(Entries with chart source code)
▬▬▬▬▬▬▬▬▬▬

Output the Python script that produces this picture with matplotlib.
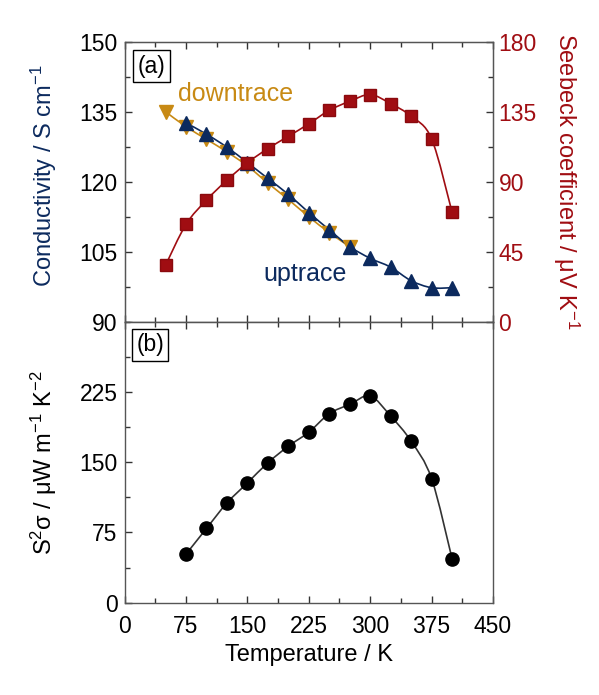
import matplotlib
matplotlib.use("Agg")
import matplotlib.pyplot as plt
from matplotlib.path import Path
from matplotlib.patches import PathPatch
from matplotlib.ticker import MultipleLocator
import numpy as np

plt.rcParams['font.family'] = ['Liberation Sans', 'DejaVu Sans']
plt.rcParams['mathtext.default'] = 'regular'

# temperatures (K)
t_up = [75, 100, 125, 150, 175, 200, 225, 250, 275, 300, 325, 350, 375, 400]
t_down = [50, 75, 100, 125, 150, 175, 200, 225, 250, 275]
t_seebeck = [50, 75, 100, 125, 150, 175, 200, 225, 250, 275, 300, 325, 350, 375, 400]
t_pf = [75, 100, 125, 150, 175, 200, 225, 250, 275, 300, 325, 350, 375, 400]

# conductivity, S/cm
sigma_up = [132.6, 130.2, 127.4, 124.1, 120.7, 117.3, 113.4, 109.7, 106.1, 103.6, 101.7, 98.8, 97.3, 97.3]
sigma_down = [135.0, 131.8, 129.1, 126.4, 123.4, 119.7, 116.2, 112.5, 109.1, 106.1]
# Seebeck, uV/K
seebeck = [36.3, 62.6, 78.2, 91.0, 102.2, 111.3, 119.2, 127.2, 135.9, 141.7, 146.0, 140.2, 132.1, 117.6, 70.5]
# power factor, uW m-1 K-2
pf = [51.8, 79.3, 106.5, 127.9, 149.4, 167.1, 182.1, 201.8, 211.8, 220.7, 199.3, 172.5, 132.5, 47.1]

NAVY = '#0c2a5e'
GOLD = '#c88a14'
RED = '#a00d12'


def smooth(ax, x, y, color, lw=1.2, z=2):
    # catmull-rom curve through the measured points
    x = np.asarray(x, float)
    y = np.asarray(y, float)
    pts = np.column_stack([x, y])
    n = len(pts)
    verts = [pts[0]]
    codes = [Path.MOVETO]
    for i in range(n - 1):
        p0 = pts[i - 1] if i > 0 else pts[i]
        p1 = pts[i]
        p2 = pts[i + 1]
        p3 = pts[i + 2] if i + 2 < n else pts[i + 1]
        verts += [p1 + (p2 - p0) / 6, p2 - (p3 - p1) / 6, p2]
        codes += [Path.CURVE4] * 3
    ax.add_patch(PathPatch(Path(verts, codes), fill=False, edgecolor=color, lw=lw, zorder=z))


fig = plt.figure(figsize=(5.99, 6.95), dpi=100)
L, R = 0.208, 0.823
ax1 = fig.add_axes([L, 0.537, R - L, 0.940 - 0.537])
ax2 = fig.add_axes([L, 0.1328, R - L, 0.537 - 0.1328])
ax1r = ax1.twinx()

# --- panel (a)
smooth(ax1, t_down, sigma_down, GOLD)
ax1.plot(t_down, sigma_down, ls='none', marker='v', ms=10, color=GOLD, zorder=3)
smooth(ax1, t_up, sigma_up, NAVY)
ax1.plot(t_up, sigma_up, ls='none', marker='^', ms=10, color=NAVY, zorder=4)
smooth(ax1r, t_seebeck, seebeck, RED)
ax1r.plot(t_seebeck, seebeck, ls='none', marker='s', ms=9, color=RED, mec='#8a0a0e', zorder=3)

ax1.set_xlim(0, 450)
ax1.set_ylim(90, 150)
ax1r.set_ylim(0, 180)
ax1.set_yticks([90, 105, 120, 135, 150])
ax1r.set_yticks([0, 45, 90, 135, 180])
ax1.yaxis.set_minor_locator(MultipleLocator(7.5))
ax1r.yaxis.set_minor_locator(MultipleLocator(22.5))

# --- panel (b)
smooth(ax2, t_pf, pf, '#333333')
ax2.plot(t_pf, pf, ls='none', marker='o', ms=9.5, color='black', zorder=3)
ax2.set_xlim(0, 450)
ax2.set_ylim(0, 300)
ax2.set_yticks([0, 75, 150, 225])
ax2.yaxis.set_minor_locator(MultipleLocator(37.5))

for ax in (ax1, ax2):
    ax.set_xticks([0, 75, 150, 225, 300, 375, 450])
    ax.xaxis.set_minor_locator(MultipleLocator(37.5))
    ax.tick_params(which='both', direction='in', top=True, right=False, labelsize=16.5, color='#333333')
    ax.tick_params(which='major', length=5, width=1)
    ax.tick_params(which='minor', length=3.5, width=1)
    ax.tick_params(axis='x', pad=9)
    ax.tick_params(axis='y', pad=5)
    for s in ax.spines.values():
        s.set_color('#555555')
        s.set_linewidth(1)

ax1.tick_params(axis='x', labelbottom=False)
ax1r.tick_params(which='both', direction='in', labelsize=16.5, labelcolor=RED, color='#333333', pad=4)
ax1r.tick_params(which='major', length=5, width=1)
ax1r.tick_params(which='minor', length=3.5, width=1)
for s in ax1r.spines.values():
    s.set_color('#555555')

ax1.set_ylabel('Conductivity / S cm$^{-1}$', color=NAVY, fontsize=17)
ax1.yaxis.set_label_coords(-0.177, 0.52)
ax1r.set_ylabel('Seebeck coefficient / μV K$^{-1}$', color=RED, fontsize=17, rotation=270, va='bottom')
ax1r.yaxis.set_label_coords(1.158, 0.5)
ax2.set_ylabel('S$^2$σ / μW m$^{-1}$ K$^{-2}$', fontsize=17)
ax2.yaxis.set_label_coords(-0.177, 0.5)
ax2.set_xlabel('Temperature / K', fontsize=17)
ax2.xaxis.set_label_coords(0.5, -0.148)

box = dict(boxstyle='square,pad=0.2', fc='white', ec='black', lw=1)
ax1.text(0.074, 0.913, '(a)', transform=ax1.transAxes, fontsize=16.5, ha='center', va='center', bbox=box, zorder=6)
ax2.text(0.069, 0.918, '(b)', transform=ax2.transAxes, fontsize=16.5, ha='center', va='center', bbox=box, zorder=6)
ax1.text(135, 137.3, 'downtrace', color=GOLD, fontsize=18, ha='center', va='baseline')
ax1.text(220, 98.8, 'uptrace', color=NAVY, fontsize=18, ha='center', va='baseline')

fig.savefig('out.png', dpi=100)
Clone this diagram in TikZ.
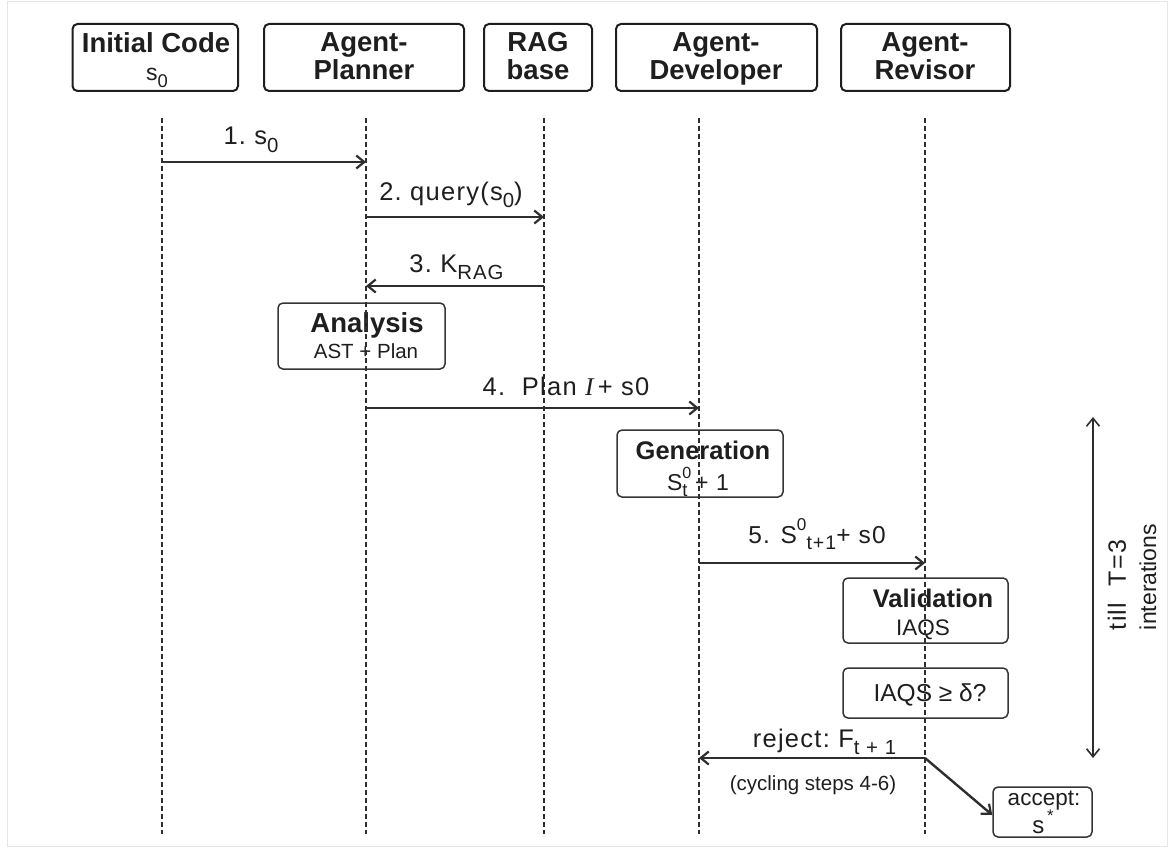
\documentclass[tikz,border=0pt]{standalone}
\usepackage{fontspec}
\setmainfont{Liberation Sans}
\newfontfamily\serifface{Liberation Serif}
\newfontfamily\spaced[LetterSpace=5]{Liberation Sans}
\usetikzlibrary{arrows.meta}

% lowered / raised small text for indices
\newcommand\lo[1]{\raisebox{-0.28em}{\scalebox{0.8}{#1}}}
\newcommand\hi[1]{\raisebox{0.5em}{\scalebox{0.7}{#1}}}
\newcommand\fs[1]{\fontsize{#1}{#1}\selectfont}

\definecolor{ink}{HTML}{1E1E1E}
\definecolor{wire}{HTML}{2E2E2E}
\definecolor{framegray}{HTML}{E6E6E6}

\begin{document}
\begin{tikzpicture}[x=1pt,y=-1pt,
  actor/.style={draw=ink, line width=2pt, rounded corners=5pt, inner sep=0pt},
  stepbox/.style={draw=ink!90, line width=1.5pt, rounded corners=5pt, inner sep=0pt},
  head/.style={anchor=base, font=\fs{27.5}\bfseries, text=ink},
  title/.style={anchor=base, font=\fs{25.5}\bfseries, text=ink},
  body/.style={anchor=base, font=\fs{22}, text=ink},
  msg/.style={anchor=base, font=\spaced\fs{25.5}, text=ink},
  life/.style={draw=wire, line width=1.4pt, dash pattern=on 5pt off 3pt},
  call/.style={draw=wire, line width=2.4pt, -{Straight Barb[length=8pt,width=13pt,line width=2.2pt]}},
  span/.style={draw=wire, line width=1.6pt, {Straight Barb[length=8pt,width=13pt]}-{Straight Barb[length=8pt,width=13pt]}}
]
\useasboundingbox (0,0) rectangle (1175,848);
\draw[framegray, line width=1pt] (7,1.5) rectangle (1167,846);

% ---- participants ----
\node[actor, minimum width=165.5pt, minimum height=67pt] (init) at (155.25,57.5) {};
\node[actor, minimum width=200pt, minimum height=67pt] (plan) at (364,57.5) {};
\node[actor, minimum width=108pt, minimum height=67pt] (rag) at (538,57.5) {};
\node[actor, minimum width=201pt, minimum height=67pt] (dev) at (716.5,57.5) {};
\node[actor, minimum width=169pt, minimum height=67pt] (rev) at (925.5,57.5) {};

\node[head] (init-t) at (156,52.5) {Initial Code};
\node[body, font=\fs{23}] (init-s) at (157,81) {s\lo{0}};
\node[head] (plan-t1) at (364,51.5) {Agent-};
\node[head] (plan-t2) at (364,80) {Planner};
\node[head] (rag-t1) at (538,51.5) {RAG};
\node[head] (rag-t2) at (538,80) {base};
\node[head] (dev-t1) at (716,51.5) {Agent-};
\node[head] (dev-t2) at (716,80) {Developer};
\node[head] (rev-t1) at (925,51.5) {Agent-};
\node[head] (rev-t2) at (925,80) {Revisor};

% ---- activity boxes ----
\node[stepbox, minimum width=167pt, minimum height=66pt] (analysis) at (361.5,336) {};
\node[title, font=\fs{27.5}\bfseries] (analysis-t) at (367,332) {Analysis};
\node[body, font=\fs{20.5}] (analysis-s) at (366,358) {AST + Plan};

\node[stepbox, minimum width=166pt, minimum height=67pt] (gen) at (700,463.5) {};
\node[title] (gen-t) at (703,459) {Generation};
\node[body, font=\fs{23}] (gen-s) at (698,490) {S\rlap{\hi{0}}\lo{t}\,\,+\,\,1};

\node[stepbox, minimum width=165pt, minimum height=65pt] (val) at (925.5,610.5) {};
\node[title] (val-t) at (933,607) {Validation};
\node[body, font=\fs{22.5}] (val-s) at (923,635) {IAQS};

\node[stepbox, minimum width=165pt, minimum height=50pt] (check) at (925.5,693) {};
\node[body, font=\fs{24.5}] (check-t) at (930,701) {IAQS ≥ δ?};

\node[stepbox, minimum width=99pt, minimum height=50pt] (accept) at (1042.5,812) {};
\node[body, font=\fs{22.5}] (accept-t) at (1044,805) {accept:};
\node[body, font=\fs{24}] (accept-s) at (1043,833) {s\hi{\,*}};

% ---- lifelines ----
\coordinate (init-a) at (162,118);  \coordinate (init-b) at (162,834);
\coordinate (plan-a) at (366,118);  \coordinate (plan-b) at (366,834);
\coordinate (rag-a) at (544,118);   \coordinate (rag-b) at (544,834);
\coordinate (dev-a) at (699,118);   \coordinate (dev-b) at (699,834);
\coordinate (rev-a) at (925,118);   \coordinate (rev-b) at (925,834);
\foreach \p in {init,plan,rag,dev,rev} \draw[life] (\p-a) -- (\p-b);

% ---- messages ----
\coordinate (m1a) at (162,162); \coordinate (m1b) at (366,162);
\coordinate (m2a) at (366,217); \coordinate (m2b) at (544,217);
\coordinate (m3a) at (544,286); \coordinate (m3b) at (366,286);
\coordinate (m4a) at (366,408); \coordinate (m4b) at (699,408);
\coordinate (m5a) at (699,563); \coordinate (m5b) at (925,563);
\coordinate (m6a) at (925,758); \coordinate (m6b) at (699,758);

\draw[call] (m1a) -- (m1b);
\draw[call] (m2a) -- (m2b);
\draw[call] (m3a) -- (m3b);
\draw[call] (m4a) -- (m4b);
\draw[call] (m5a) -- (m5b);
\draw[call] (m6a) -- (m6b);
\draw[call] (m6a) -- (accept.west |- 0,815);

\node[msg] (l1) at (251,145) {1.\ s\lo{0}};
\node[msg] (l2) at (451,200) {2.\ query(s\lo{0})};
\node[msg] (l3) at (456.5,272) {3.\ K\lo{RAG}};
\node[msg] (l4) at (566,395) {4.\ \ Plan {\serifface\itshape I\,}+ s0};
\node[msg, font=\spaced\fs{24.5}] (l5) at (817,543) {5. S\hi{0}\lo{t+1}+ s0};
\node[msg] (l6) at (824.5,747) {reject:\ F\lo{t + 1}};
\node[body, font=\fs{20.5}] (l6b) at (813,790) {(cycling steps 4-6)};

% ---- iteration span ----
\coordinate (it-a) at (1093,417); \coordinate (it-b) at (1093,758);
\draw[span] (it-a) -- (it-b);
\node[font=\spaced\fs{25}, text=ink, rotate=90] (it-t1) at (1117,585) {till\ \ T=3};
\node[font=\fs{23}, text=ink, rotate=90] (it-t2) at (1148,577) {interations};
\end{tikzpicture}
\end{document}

▬▬▬▬▬▬▬▬▬▬

What to produce
Omit every picture, and please return the entries exactly from the first line through the line with "plt.rcParams['mathtext.default'] = 'regular'", both included.

Answer to this exercise
Output the Python script that produces this picture with matplotlib.
import matplotlib
matplotlib.use("Agg")
import matplotlib.pyplot as plt
from matplotlib.path import Path
from matplotlib.patches import PathPatch
from matplotlib.ticker import MultipleLocator
import numpy as np

plt.rcParams['font.family'] = ['Liberation Sans', 'DejaVu Sans']
plt.rcParams['mathtext.default'] = 'regular'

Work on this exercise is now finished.